# Task
Copy all the data exactly, except the pictures.
___
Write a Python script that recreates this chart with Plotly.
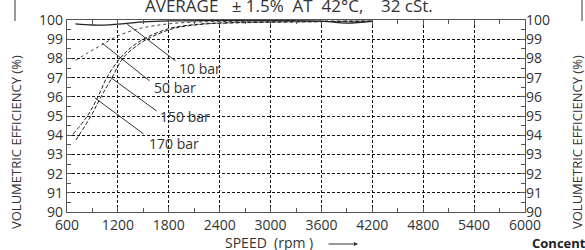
import plotly.graph_objects as go

# ---- data ----
rpm_10 = [700, 900, 1100, 1300, 1500, 1800, 2400, 3000, 3600, 3900, 4200]
eff_10 = [99.8, 99.74, 99.75, 99.82, 99.9, 99.95, 99.97, 99.97, 99.94, 99.84, 99.93]

rpm_50 = [700, 850, 1000, 1200, 1450, 1800, 2200, 2700, 3300, 4200]
eff_50 = [97.9, 98.3, 98.68, 99.17, 99.55, 99.8, 99.9, 99.93, 99.95, 99.95]

rpm_150 = [670, 840, 965, 1070, 1225, 1350, 1500, 1800, 2150, 2500, 3000, 3600, 4200]
eff_150 = [94.05, 95.0, 96.0, 97.0, 98.0, 98.55, 99.0, 99.55, 99.78, 99.86, 99.9, 99.92, 99.95]

rpm_170 = [705, 883, 1001, 1131, 1257, 1390, 1543, 1850, 2200, 2500, 3000, 3600, 4200]
eff_170 = [93.75, 95.0, 96.0, 97.0, 98.0, 98.55, 99.0, 99.55, 99.78, 99.84, 99.88, 99.91, 99.93]

x_ticks = [600, 1200, 1800, 2400, 3000, 3600, 4200, 4800, 5400, 6000]
y_ticks = [90, 91, 92, 93, 94, 95, 96, 97, 98, 99, 100]

# labels: text, point on curve (rpm, eff), leader end (rpm, eff), text left-middle (rpm, eff)
label_text = ["10 bar", "50 bar", "150 bar", "170 bar"]
label_head_rpm = [1307, 1013, 1107, 930]
label_head_eff = [99.8, 98.8, 97.03, 95.94]
label_tail_rpm = [1897, 1590, 1673, 1520]
label_tail_eff = [97.81, 96.77, 95.21, 94.01]
label_pos_rpm = [1909, 1614, 1685, 1555]
label_pos_eff = [97.5, 96.46, 94.95, 93.59]

INK = "#333333"
FONT = "Open Sans"
SP = "\u00a0"

fig = go.Figure()
fig.add_trace(go.Scatter(x=rpm_10, y=eff_10, mode="lines", line=dict(color="#222", width=1.3, shape="spline")))
fig.add_trace(go.Scatter(x=rpm_50, y=eff_50, mode="lines", line=dict(color="#444", width=1, dash="dot", shape="spline")))
fig.add_trace(go.Scatter(x=rpm_150, y=eff_150, mode="lines", line=dict(color="#222", width=1, dash="4px,2px", shape="spline")))
fig.add_trace(go.Scatter(x=rpm_170, y=eff_170, mode="lines", line=dict(color="#222", width=1, dash="4px,2px", shape="spline")))
# invisible trace for right axis
fig.add_trace(go.Scatter(x=[600], y=[90], yaxis="y2", mode="markers", marker=dict(opacity=0), hoverinfo="skip"))

axis_common = dict(
    showgrid=True, gridcolor="#111", griddash="3px,2px", gridwidth=1,
    showline=True, linecolor="#555", linewidth=1.2, zeroline=False,
    ticks="inside", ticklen=5, tickcolor="#555",
    tickfont=dict(family=FONT, size=14, color=INK),
    automargin=False,
)

fig.update_layout(
    width=585, height=250,
    margin=dict(l=67, r=60, t=20, b=38),
    plot_bgcolor="white", paper_bgcolor="white",
    showlegend=False,
    xaxis=dict(range=[600, 6000], tickvals=x_ticks, mirror="ticks",
               minor=dict(dtick=300, ticklen=4, ticks="inside", tickcolor="#555", showgrid=False),
               **axis_common),
    yaxis=dict(range=[90, 100], tickvals=y_ticks, mirror=True,
               minor=dict(dtick=0.5, ticklen=4, ticks="inside", tickcolor="#555", showgrid=False),
               **axis_common),
    yaxis2=dict(range=[90, 100], tickvals=y_ticks, overlaying="y", side="right",
                showgrid=False, showline=False, zeroline=False, automargin=False,
                ticks="inside", ticklen=5, tickcolor="#555",
                minor=dict(dtick=0.5, ticklen=4, ticks="inside", tickcolor="#555", showgrid=False),
                tickfont=dict(family=FONT, size=14, color=INK)),
)

W, H, L, T = 458.0, 192.0, 67.0, 20.0
def px(x):
    return (x - L) / W
def py(y):
    return (T + H - y) / H

for t, hx, hy, tx, ty, lx, ly in zip(label_text, label_head_rpm, label_head_eff,
                                     label_tail_rpm, label_tail_eff, label_pos_rpm, label_pos_eff):
    fig.add_annotation(x=hx, y=hy, xref="x", yref="y", ax=tx, ay=ty, axref="x", ayref="y",
                       text="", showarrow=True, arrowhead=0, arrowwidth=1, arrowcolor=INK)
    fig.add_annotation(x=lx, y=ly, xref="x", yref="y", text=t, showarrow=False,
                       xanchor="left", yanchor="middle", borderpad=0,
                       font=dict(family=FONT, size=14, color=INK))

# title (cut at the top of the picture)
title = "AVERAGE" + SP * 3 + "±" + SP + "1.5%" + SP * 2 + "AT" + SP * 2 + "42°C," + SP * 4 + "32 cSt."
fig.add_annotation(x=px(143), y=py(6), xref="paper", yref="paper", showarrow=False,
                   text=title, xanchor="left", yanchor="middle",
                   font=dict(family=FONT, size=17, color=INK))
# y titles
for xc in (16, 577):
    fig.add_annotation(x=px(xc), y=py(142), xref="paper", yref="paper", showarrow=False,
                       text="VOLUMETRIC EFFICIENCY (%)", textangle=-90,
                       xanchor="center", yanchor="middle",
                       font=dict(family=FONT, size=13, color=INK))
for xa in (15, 582):
    fig.add_shape(type="line", xref="paper", yref="paper", x0=px(xa), x1=px(xa), y0=py(21), y1=py(-2),
                  line=dict(color=INK, width=1))
# x title
fig.add_annotation(x=px(269), y=py(242), xref="paper", yref="paper", showarrow=False,
                   text="SPEED\u00a0 (rpm\u00a0)", xanchor="center", yanchor="middle",
                   font=dict(family=FONT, size=14, color=INK))
fig.add_annotation(x=px(358), y=py(244), xref="paper", yref="paper", ax=-31, ay=0,
                   text="", showarrow=True, arrowhead=2, arrowsize=0.8, arrowwidth=1, arrowcolor=INK)
fig.add_annotation(x=px(530), y=py(243), xref="paper", yref="paper", showarrow=False,
                   text="<b>Concentric</b>", xanchor="left", yanchor="middle",
                   font=dict(family=FONT, size=13, color="#222"))

fig.write_html("out.html", config={"displayModeBar": False},
               post_script="document.body.style.margin='0px';")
___
# Worked solution
Write a Python script that recreates this chart with Plotly.
import plotly.graph_objects as go

# ---- data ----
rpm_10 = [700, 900, 1100, 1300, 1500, 1800, 2400, 3000, 3600, 3900, 4200]
eff_10 = [99.8, 99.74, 99.75, 99.82, 99.9, 99.95, 99.97, 99.97, 99.94, 99.84, 99.93]

rpm_50 = [700, 850, 1000, 1200, 1450, 1800, 2200, 2700, 3300, 4200]
eff_50 = [97.9, 98.3, 98.68, 99.17, 99.55, 99.8, 99.9, 99.93, 99.95, 99.95]

rpm_150 = [670, 840, 965, 1070, 1225, 1350, 1500, 1800, 2150, 2500, 3000, 3600, 4200]
eff_150 = [94.05, 95.0, 96.0, 97.0, 98.0, 98.55, 99.0, 99.55, 99.78, 99.86, 99.9, 99.92, 99.95]

rpm_170 = [705, 883, 1001, 1131, 1257, 1390, 1543, 1850, 2200, 2500, 3000, 3600, 4200]
eff_170 = [93.75, 95.0, 96.0, 97.0, 98.0, 98.55, 99.0, 99.55, 99.78, 99.84, 99.88, 99.91, 99.93]

x_ticks = [600, 1200, 1800, 2400, 3000, 3600, 4200, 4800, 5400, 6000]
y_ticks = [90, 91, 92, 93, 94, 95, 96, 97, 98, 99, 100]

# labels: text, point on curve (rpm, eff), leader end (rpm, eff), text left-middle (rpm, eff)
label_text = ["10 bar", "50 bar", "150 bar", "170 bar"]
label_head_rpm = [1307, 1013, 1107, 930]
label_head_eff = [99.8, 98.8, 97.03, 95.94]
label_tail_rpm = [1897, 1590, 1673, 1520]
label_tail_eff = [97.81, 96.77, 95.21, 94.01]
label_pos_rpm = [1909, 1614, 1685, 1555]
label_pos_eff = [97.5, 96.46, 94.95, 93.59]

INK = "#333333"
FONT = "Open Sans"
SP = "\u00a0"

fig = go.Figure()
fig.add_trace(go.Scatter(x=rpm_10, y=eff_10, mode="lines", line=dict(color="#222", width=1.3, shape="spline")))
fig.add_trace(go.Scatter(x=rpm_50, y=eff_50, mode="lines", line=dict(color="#444", width=1, dash="dot", shape="spline")))
fig.add_trace(go.Scatter(x=rpm_150, y=eff_150, mode="lines", line=dict(color="#222", width=1, dash="4px,2px", shape="spline")))
fig.add_trace(go.Scatter(x=rpm_170, y=eff_170, mode="lines", line=dict(color="#222", width=1, dash="4px,2px", shape="spline")))
# invisible trace for right axis
fig.add_trace(go.Scatter(x=[600], y=[90], yaxis="y2", mode="markers", marker=dict(opacity=0), hoverinfo="skip"))

axis_common = dict(
    showgrid=True, gridcolor="#111", griddash="3px,2px", gridwidth=1,
    showline=True, linecolor="#555", linewidth=1.2, zeroline=False,
    ticks="inside", ticklen=5, tickcolor="#555",
    tickfont=dict(family=FONT, size=14, color=INK),
    automargin=False,
)

fig.update_layout(
    width=585, height=250,
    margin=dict(l=67, r=60, t=20, b=38),
    plot_bgcolor="white", paper_bgcolor="white",
    showlegend=False,
    xaxis=dict(range=[600, 6000], tickvals=x_ticks, mirror="ticks",
               minor=dict(dtick=300, ticklen=4, ticks="inside", tickcolor="#555", showgrid=False),
               **axis_common),
    yaxis=dict(range=[90, 100], tickvals=y_ticks, mirror=True,
               minor=dict(dtick=0.5, ticklen=4, ticks="inside", tickcolor="#555", showgrid=False),
               **axis_common),
    yaxis2=dict(range=[90, 100], tickvals=y_ticks, overlaying="y", side="right",
                showgrid=False, showline=False, zeroline=False, automargin=False,
                ticks="inside", ticklen=5, tickcolor="#555",
                minor=dict(dtick=0.5, ticklen=4, ticks="inside", tickcolor="#555", showgrid=False),
                tickfont=dict(family=FONT, size=14, color=INK)),
)

W, H, L, T = 458.0, 192.0, 67.0, 20.0
def px(x):
    return (x - L) / W
def py(y):
    return (T + H - y) / H

for t, hx, hy, tx, ty, lx, ly in zip(label_text, label_head_rpm, label_head_eff,
                                     label_tail_rpm, label_tail_eff, label_pos_rpm, label_pos_eff):
    fig.add_annotation(x=hx, y=hy, xref="x", yref="y", ax=tx, ay=ty, axref="x", ayref="y",
                       text="", showarrow=True, arrowhead=0, arrowwidth=1, arrowcolor=INK)
    fig.add_annotation(x=lx, y=ly, xref="x", yref="y", text=t, showarrow=False,
                       xanchor="left", yanchor="middle", borderpad=0,
                       font=dict(family=FONT, size=14, color=INK))

# title (cut at the top of the picture)
title = "AVERAGE" + SP * 3 + "±" + SP + "1.5%" + SP * 2 + "AT" + SP * 2 + "42°C," + SP * 4 + "32 cSt."
fig.add_annotation(x=px(143), y=py(6), xref="paper", yref="paper", showarrow=False,
                   text=title, xanchor="left", yanchor="middle",
                   font=dict(family=FONT, size=17, color=INK))
# y titles
for xc in (16, 577):
    fig.add_annotation(x=px(xc), y=py(142), xref="paper", yref="paper", showarrow=False,
                       text="VOLUMETRIC EFFICIENCY (%)", textangle=-90,
                       xanchor="center", yanchor="middle",
                       font=dict(family=FONT, size=13, color=INK))
for xa in (15, 582):
    fig.add_shape(type="line", xref="paper", yref="paper", x0=px(xa), x1=px(xa), y0=py(21), y1=py(-2),
                  line=dict(color=INK, width=1))
# x title
fig.add_annotation(x=px(269), y=py(242), xref="paper", yref="paper", showarrow=False,
                   text="SPEED\u00a0 (rpm\u00a0)", xanchor="center", yanchor="middle",
                   font=dict(family=FONT, size=14, color=INK))
fig.add_annotation(x=px(358), y=py(244), xref="paper", yref="paper", ax=-31, ay=0,
                   text="", showarrow=True, arrowhead=2, arrowsize=0.8, arrowwidth=1, arrowcolor=INK)
fig.add_annotation(x=px(530), y=py(243), xref="paper", yref="paper", showarrow=False,
                   text="<b>Concentric</b>", xanchor="left", yanchor="middle",
                   font=dict(family=FONT, size=13, color="#222"))

fig.write_html("out.html", config={"displayModeBar": False},
               post_script="document.body.style.margin='0px';")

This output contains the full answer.